A huge study came out yesterday, with dismal findings on bullying.
The report statement begins:
According to a new study by the Josephson Institute of Ethics (the largest ever undertaken of the attitudes and conduct of high school students), half of all high school students (50 percent) admit they bullied someone in the past year, and nearly half (47 percent) say they were bullied, teased, or taunted in a way that seriously upset them in the past year. The study reports the responses from 43,321 high school students. The margin of error is less than 1%.
You can read the actual results in a PDF. (It's a simple format.)

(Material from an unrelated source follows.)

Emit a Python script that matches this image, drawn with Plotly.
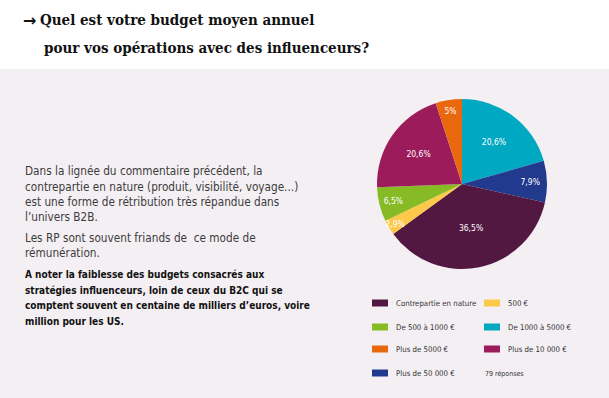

Unfortunately, the numbers are not a shock to people who have been studying the problem. It's been a huge problem, and it's remaining a huge problem.
The more troubling part is that we can't seem to figure out what to do about it. (The numbers show a slight improvement from 2008, but we have not gotten very far.)

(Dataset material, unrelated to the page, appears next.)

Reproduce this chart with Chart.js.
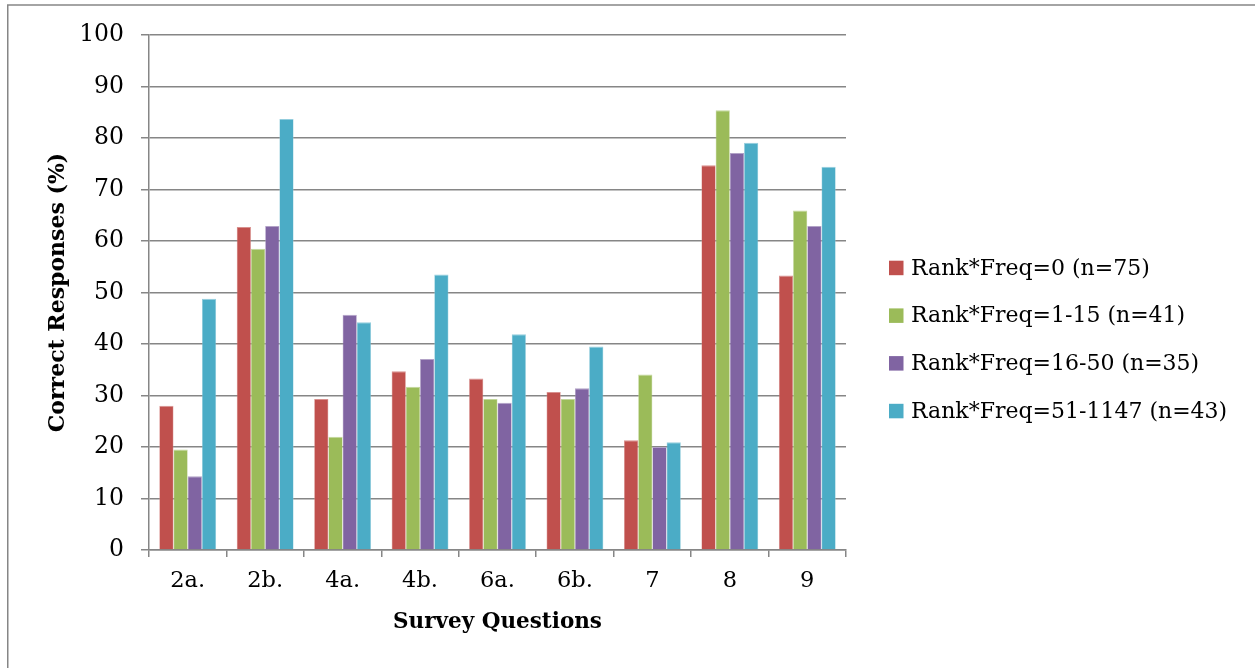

Despite the dearth of evidence that Columbine was related to bullying, most of the public thought it was. That led to huge campaigns to combat the problem.

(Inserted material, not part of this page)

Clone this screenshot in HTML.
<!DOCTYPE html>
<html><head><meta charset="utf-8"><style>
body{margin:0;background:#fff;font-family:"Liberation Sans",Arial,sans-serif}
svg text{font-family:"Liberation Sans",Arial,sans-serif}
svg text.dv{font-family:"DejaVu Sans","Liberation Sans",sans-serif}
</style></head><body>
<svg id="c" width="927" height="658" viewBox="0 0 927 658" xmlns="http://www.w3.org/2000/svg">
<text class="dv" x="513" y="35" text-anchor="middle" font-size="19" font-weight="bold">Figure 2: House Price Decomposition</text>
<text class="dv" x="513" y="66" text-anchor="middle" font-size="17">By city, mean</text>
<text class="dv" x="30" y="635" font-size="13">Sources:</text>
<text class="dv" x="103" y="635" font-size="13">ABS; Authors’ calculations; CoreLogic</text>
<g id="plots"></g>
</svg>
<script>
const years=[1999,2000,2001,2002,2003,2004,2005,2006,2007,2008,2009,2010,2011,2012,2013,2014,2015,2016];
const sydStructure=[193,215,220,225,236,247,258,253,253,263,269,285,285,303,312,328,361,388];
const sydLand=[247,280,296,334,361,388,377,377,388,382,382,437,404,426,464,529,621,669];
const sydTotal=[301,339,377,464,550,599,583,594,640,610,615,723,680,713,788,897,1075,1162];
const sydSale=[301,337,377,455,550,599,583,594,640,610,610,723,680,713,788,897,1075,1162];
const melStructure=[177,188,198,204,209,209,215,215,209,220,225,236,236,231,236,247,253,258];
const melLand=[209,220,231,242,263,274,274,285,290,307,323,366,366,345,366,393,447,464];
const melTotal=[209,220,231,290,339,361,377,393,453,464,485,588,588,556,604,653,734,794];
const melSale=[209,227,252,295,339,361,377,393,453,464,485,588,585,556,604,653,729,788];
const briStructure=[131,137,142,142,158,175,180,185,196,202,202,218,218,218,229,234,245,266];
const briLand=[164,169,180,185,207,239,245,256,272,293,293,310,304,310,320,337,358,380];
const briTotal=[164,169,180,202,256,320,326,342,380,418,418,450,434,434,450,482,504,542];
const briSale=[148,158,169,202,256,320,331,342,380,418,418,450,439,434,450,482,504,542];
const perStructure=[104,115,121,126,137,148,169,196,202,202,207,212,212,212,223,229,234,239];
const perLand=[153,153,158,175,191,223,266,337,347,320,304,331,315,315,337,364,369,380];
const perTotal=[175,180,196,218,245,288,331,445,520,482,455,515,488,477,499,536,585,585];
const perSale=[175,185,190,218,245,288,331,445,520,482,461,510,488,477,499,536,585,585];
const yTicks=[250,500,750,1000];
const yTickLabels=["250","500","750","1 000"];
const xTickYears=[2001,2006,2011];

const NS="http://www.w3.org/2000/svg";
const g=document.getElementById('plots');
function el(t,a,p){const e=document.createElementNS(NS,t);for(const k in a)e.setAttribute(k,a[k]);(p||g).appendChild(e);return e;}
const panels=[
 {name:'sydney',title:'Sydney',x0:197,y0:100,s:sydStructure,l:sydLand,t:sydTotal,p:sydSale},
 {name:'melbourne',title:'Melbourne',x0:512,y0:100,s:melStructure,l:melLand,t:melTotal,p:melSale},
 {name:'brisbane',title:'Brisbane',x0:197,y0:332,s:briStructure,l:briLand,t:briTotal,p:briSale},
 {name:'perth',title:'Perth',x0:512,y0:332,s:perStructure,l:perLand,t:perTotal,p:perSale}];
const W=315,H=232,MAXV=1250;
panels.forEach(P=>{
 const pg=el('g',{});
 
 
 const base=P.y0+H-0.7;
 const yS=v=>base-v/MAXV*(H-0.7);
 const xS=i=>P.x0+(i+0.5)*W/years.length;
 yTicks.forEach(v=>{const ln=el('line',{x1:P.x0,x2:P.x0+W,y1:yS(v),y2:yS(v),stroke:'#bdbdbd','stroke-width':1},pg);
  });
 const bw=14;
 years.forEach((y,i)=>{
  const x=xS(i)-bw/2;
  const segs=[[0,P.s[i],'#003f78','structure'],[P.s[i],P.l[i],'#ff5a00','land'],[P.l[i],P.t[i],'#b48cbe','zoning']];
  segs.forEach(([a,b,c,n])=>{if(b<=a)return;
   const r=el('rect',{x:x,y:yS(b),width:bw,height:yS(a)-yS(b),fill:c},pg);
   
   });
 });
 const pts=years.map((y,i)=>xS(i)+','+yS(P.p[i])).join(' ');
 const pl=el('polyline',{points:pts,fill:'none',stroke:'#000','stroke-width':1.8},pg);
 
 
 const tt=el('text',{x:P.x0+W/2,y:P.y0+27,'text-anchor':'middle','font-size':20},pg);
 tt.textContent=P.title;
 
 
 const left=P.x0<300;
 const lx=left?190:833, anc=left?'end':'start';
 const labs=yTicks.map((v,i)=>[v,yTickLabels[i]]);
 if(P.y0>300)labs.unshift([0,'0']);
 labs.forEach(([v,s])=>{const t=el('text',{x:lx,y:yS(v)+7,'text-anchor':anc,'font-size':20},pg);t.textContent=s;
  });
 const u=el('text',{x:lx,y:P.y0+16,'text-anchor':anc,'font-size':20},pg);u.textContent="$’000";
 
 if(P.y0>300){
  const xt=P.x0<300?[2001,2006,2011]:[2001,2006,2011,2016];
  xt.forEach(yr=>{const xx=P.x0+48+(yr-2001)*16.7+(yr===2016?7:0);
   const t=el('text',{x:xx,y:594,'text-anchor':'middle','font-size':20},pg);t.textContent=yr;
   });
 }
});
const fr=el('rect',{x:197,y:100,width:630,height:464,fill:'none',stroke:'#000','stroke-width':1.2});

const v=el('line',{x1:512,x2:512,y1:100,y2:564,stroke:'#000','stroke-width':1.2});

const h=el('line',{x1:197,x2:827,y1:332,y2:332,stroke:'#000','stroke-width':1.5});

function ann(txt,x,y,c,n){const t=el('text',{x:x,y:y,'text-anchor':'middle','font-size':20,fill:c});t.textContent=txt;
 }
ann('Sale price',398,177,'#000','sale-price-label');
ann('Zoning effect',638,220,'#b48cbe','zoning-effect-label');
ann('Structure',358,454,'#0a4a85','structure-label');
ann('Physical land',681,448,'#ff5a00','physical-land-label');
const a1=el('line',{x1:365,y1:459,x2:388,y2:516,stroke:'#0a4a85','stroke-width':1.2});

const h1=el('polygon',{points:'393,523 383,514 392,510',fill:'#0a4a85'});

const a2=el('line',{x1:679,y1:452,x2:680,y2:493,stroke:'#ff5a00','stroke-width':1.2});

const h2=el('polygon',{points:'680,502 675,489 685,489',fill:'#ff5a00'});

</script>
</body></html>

I always so that as sort of the wonderful upside to a huge mistake. We shouldn't address bullying because we thought it provoked two killers, we should address it because it's terrible.
Regardless, we addressed it.
Eleven years later, ouch.
I'm frustrated. I'm not an expert on bullying. I have not studied anti-bullying campaigns, to ascertain which ones really work. Clearly, many are failing.
So who has? What's actually working out there?